General strike in Belgium

In Belgium, a general strike took place in June and July 1936. It was the first wave of strikes since the 1932 general strike which had occurred during the Great Depression. It broke out as part of a wildcat strike among dockworkers in the Port of Antwerp on 2 June 1936 and quickly spread to other industrial regions without the endorsement of the country's major trades unions. It was characterised by the new tactic of workplace occupations and took place against the backdrop of the creation of France's Popular Front in May 1936 and the Matignon Agreements which had followed a general strike in France from May to June 1936. It also occurred against the backdrop of the Spanish Civil War which proved divisive in Belgium. Nonetheless, the Belgian strike was unusual in uniting socialist and Catholic trade union federations in support.

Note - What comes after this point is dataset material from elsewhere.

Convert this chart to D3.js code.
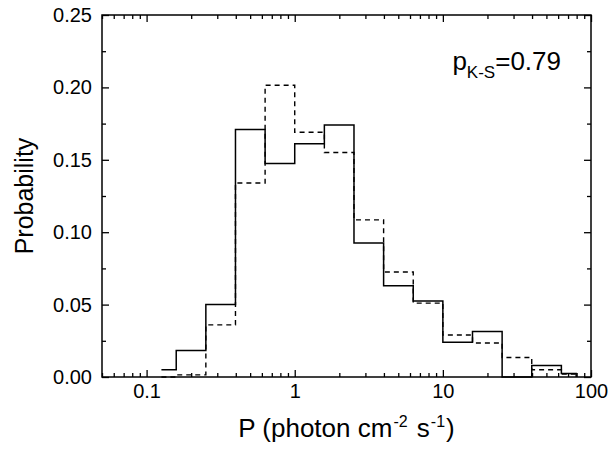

Paul Van Zeeland, the incumbent Catholic prime minister, agreed to convene a National Labour Conference (Conférence Nationale du Travail) on 17 June 1936 to bring together trade union and company representatives. It brokered a compromise agreement including the introduction of a legal minimum wage, six days' paid holidays, and a maximum 40-hour working week for workers in particular industrial occupations. It also including the right to form trades unions. The strike formally ended on 2 July 1936.